DynamoDB Data Modeling

DynamoDB modeling is not "design the perfect normalized schema." It is:

List access patterns first
→ choose partition/sort keys
→ use GSIs only for missing query paths

If you start from entities instead of queries, you usually end up fighting the database.

Core Constraints

Queries are fast when they stay inside one partition key
Sort keys give ordering and range queries inside that partition
GSIs create alternate lookup paths
Cross-partition scans are expensive and usually a smell

Good DynamoDB design is about avoiding scans.

Single-Table Mental Model

Store multiple entity types in one table and encode meaning into keys.

Example e-commerce table:

PK	SK	Type
`USER#123`	`PROFILE#123`	user profile
`USER#123`	`ORDER#2026-04-21#9001`	user order
`ORDER#9001`	`ITEM#1`	order line item
`ORDER#9001`	`PAYMENT#1`	payment

Benefits:

one request can fetch a whole aggregate
predictable access patterns
fewer joins in application code

Start with Access Patterns

Example product requirements:

Get user profile by user id
List a user's orders newest first
Get order details by order id
List pending orders for a merchant

Possible design:

textPK = USER#<userId>
SK = PROFILE#<userId> | ORDER#<createdAt>#<orderId>

GSI1PK = ORDER#<orderId>
GSI1SK = ORDER#<orderId>

GSI2PK = MERCHANT#<merchantId>#STATUS#PENDING
GSI2SK = <createdAt>#<orderId>

Every key exists to answer a query.

Choosing Partition Keys

Good partition keys:

evenly distribute writes
align with primary read pattern
avoid hot keys

Bad partition keys:

status = pending
country = us
current timestamp bucket for all traffic

If one partition gets most traffic, you will throttle even when table-wide capacity looks fine.

Sort Key Patterns

Useful sort key shapes:

TYPE#ID
TYPE#TIMESTAMP
TYPE#STATE#TIMESTAMP
hierarchical prefixes like COMMENT#POST#<postId>#<createdAt>

Sort keys let you:

query latest records
filter by prefix with begins_with
model one-to-many relationships

Newest-first pattern:

textSK = ORDER#2026-04-21T10:15:00Z#9001

GSIs: Use Sparingly but Intentionally

GSIs are great, but every additional index adds:

write amplification
more storage
more operational complexity

Use a GSI when a required access pattern cannot be answered by the base table keys.

Examples:

lookup by email
list by merchant and status
fetch by external payment id

Common Patterns

Time-Series Data

Partition by tenant or device, sort by timestamp.

textPK = DEVICE#42
SK = READING#2026-04-21T09:00:00Z

Adjacency List

Represent graph edges or relationships with composite keys.

Sparse Index

Only some items project to a GSI because only they contain indexed attributes.
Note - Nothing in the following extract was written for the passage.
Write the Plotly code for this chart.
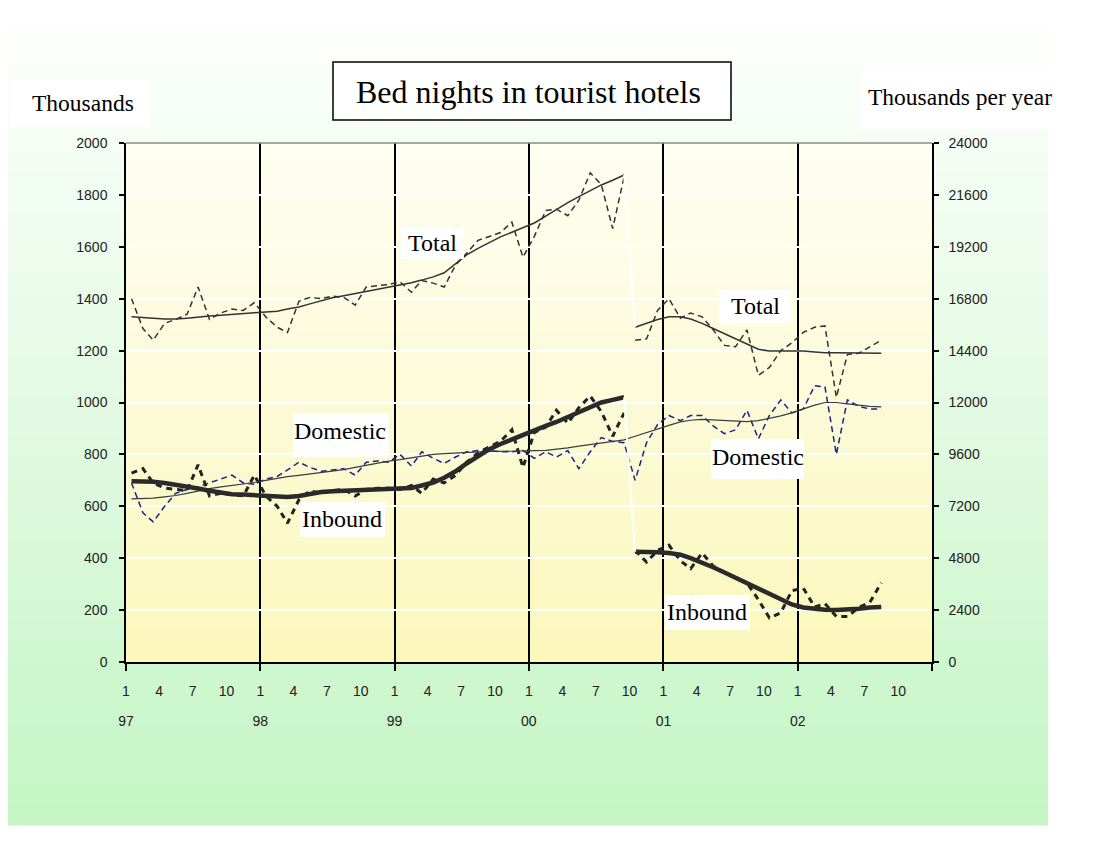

Useful for queues and dashboards.

Write Sharding

When a key gets too hot, spread writes across suffixes:

textPK = ORDER_EVENTS#2026-04-21#03

Then fan out reads when needed.

Transactions and Consistency

DynamoDB transactions are useful for small multi-item invariants
Strongly consistent reads only work on the base table and LSIs, not GSIs
Most systems stay eventually consistent and design for that explicitly

If you need heavy relational constraints across many rows, DynamoDB may not be the best fit.

Practical Red Flags

"We'll scan and filter in the app"
"We'll add a GSI later for every new query"
"One partition key for the whole system"
"We modeled entities first and queries later"

Interview Answer

How do you model data in DynamoDB?

Start from concrete read and write patterns, design partition and sort keys to satisfy the hottest queries without scans, then add the smallest number of GSIs needed for alternate lookups. Watch for hot partitions, write amplification, and eventual consistency tradeoffs.